Nous aimons beaucoup ce modèle
Durant son entretien avec le Portail de l’assurance, M. Ouellet a loué la fusion de la Chambre de la sécurité financière (CSF) et de la Chambre de l’assurance de dommages (ChAD). Celle-ci ira de l’avant puisque le projet de loi 92 (PL-92) a été adopté le 3 juin et sanctionné le 4 juin.
« Nous aimons beaucoup ce modèle. C’est tellement proche », a-t-il dit en faisant référence au rôle pancanadien de l’Organisme de réglementation des investissements (OCRI), auquel la CSF déléguera ses pouvoirs en épargne collective à la faveur du PL-92. « La fusion vient simplifier la vie, avec moins d’organismes pour le consommateur et les gens du secteur financier », dit-il.

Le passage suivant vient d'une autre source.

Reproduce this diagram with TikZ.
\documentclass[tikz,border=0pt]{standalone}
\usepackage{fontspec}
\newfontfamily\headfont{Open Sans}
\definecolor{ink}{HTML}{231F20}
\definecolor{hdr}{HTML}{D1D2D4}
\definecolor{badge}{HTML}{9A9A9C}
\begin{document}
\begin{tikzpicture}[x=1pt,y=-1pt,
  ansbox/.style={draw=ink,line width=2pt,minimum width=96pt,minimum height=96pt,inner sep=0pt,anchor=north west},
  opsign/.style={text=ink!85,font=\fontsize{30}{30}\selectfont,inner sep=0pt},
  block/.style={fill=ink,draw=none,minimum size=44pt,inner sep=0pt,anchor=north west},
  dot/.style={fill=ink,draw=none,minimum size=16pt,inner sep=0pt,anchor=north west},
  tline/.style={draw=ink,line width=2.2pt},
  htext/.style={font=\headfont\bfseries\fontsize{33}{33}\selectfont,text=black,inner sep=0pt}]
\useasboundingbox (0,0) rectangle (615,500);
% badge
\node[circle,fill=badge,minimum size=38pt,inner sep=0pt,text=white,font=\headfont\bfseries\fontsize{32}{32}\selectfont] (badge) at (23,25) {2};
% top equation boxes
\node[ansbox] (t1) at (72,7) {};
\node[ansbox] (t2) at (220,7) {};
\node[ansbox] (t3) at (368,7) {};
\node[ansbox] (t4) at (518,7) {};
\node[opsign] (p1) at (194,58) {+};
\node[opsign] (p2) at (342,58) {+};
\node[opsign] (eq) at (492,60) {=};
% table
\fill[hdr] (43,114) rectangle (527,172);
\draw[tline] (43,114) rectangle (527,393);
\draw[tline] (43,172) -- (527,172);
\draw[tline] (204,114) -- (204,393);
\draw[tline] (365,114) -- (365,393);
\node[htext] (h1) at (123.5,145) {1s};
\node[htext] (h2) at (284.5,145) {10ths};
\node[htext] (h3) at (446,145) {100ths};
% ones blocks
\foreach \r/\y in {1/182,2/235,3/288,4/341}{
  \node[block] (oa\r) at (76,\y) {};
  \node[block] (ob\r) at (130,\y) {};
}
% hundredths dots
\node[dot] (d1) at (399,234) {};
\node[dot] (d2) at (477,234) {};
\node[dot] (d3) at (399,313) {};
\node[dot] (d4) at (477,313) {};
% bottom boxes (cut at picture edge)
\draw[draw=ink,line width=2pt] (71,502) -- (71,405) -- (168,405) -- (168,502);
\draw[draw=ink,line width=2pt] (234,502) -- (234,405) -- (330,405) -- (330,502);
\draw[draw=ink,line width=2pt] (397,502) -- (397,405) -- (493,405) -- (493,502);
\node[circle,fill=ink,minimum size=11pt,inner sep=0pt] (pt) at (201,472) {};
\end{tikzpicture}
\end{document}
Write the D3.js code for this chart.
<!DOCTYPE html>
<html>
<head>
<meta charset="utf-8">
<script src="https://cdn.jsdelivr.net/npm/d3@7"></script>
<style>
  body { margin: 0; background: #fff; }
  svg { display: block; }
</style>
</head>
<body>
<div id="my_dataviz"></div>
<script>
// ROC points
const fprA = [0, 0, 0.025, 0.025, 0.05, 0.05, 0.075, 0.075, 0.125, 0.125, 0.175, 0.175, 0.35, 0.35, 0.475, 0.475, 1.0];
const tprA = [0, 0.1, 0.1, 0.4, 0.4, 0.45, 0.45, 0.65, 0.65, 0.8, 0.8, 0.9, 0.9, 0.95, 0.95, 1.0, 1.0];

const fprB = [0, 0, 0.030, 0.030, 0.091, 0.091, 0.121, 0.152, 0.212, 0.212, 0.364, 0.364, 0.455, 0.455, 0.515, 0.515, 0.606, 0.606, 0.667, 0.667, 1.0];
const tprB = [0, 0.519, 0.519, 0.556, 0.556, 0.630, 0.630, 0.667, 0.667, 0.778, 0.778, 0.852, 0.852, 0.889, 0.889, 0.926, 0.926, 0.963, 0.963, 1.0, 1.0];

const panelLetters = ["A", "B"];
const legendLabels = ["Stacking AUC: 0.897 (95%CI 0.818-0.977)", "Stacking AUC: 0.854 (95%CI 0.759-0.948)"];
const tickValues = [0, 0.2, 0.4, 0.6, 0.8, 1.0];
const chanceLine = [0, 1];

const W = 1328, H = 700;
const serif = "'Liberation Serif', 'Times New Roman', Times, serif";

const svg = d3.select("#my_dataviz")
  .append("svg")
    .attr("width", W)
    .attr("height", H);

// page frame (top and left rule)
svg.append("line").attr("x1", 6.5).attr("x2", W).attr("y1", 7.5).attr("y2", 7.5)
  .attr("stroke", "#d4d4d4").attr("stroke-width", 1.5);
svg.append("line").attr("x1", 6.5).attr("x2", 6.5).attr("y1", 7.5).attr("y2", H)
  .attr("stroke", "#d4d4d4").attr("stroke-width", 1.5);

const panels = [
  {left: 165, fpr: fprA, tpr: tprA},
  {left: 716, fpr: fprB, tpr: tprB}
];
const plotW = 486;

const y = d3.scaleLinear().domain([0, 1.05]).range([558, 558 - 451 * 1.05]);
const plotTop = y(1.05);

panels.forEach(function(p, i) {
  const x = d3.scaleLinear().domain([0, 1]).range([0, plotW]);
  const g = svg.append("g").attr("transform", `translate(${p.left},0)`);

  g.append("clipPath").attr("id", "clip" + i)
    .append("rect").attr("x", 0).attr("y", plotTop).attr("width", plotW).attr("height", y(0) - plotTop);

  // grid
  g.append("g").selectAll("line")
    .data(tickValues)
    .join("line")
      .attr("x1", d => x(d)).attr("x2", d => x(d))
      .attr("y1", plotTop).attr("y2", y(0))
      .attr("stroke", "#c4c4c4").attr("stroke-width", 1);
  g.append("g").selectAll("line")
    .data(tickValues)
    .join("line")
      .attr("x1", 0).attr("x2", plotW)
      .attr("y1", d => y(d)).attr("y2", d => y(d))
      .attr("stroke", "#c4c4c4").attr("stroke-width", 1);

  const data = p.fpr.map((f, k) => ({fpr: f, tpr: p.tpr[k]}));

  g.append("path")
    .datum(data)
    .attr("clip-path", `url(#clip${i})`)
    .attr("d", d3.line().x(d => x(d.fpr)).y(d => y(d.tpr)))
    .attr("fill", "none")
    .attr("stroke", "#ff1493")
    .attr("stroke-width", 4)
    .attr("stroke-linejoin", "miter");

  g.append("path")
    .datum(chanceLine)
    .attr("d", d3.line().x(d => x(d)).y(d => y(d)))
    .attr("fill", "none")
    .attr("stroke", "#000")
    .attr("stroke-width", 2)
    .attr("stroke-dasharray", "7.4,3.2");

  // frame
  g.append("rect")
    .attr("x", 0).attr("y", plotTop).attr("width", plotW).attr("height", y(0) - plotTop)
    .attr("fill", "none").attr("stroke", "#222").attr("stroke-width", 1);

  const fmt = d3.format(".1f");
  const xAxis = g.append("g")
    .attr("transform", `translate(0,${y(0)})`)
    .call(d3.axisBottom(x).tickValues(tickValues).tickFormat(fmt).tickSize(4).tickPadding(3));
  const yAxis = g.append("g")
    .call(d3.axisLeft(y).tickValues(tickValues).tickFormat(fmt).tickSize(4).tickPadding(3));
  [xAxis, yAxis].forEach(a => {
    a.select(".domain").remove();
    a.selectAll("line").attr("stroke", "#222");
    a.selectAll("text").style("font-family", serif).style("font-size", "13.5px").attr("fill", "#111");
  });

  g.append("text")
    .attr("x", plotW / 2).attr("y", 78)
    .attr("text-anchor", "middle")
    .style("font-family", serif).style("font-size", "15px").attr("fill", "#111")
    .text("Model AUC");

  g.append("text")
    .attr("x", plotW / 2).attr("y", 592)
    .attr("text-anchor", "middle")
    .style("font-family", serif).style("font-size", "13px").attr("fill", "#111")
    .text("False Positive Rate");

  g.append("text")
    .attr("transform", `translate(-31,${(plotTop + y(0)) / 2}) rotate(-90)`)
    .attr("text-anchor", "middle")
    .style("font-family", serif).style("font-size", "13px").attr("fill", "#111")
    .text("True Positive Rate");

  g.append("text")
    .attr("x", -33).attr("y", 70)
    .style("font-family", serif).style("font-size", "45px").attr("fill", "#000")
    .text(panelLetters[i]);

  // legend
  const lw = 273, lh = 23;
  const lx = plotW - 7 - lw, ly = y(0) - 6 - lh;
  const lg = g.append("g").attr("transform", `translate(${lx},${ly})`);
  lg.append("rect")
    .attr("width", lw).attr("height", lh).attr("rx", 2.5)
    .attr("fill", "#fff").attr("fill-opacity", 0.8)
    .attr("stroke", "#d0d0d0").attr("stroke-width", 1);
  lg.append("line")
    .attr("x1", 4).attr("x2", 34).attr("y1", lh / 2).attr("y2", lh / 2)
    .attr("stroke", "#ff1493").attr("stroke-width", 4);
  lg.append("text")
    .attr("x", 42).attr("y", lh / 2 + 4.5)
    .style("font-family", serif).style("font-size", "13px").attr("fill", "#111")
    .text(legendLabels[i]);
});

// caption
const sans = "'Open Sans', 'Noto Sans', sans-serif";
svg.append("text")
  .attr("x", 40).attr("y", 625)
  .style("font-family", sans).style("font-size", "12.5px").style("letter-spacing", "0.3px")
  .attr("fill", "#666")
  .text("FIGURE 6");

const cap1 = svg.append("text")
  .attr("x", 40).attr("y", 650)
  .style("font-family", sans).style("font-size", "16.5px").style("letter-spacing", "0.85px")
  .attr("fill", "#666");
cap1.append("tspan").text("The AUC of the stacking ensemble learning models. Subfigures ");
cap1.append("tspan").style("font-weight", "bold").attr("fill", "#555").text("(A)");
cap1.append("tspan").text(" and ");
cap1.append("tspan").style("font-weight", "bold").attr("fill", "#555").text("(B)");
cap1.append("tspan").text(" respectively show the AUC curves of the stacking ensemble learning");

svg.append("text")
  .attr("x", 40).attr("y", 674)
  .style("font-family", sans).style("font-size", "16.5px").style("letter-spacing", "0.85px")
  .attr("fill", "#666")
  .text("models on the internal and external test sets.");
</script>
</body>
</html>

Cette fusion ne changera rien au rôle de l’AMF, ajoute Yves Ouellet. « Nous superviserons la Chambre de l’assurance et l’OCRI comme nous le ferions pour n’importe lequel autre organisme d’autoréglementation », souligne-t-il.
M. Ouellet en appelle à la collaboration pour « s’assurer que ce projet de loi puisse connaître du succès, comme tout le monde semble le souhaiter ». « Je pense que nous trouverons la voie de passage à l’intérieur de ces paramètres », poursuit-il.
Dans un communiqué daté du 4 juin, l'AMF précise que la CSF et la ChAD seront fusionnées au sein de la Chambre de l'assurance 30 jours après la sanction de la loi, à l'exception des responsabilités envers les représentants en épargne collective et en plans de bourses d'études. Le régulateur ajoute qu'elles seront retirées à la Chambre de l'assurance au plus tard 13 mois après la sanction de la loi.